While you can open any of the major Microsoft Office apps on either a Mac or a PC, it only takes a few minutes to figure out they're hardly the same experience across both platforms. For years, Office on Mac has lagged behind its Windows counterpart, lacking some of the individual apps' most useful features. That's set to change, as Microsoft has released an update for Office on Mac that finally brings real-time collaboration features and automated cloud saving. More significantly, the Windows and Mac versions of Office now share a codebase for the first time in two decades, a move that should lay the groundwork for better feature parity across different platforms.
The word comes from Microsoft's Principal Software Engineer in the Apple Productivity Experiences group, Erik Schwiebert, who tweeted about the update yesterday. Schwiebert said that the "massive code alignment under the hood" is helping to bring features like the aforementioned real-time collaboration to Word and PowerPoint on Mac, as well as more formulas and multi-threaded recalculation in Excel.
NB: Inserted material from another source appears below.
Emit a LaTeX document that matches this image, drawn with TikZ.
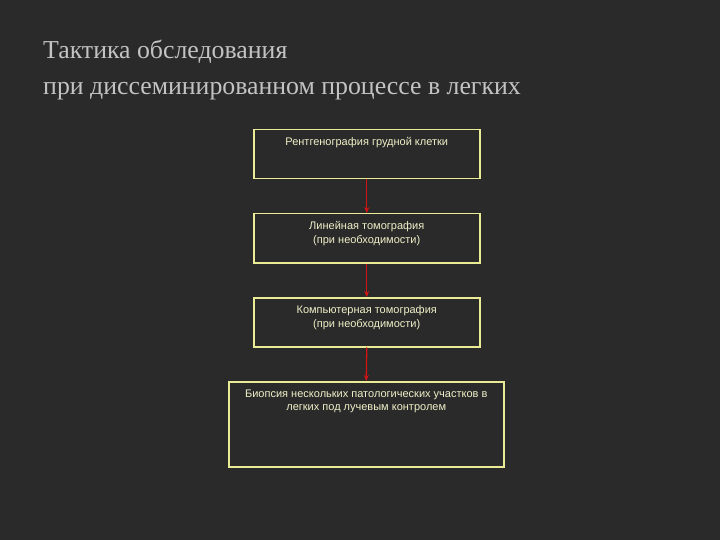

The shared code is all C++, Schwiebert explained in subsequent tweets, while native code on each platform handles interfacing with that individual OS.
Some users could fear that a change like this would result in features actually disappearing from one platform or another, but Schwiebert says not to worry. "I don't think we plan to drop features," he said, with the caveat that he works almost exclusively on the Apple side and can't speak to the future plans for Office on Windows. Schwiebert added: "we're not trying to provide uniform 'lowest common denominator' support across all platforms, so there will always be disparate feature gaps. What we are trying to do is bring more features to more platforms by leveraging a common codebase." Schwiebert linked to an hour-long YouTube video from November that goes into greater depth on the update, for those interested.
As for the update's marquee features, real-time collaboration for Office on Mac has been in the works for a long time. Users have long pined for this feature in Office, given that competitors like Google's G Suite have long offered real-time collaboration for free. As with Google's applications, users will now be able to see flag icons indicating where other people are working, and a version history feature will retain previous edits in case someone goes overboard with the red pen.
Schwiebert isn't able to confirm any additional features right now, but it sounds like Office users on Mac can expect a better experience with Microsoft's productivity suite moving forward. The 16.9.0 update is available now.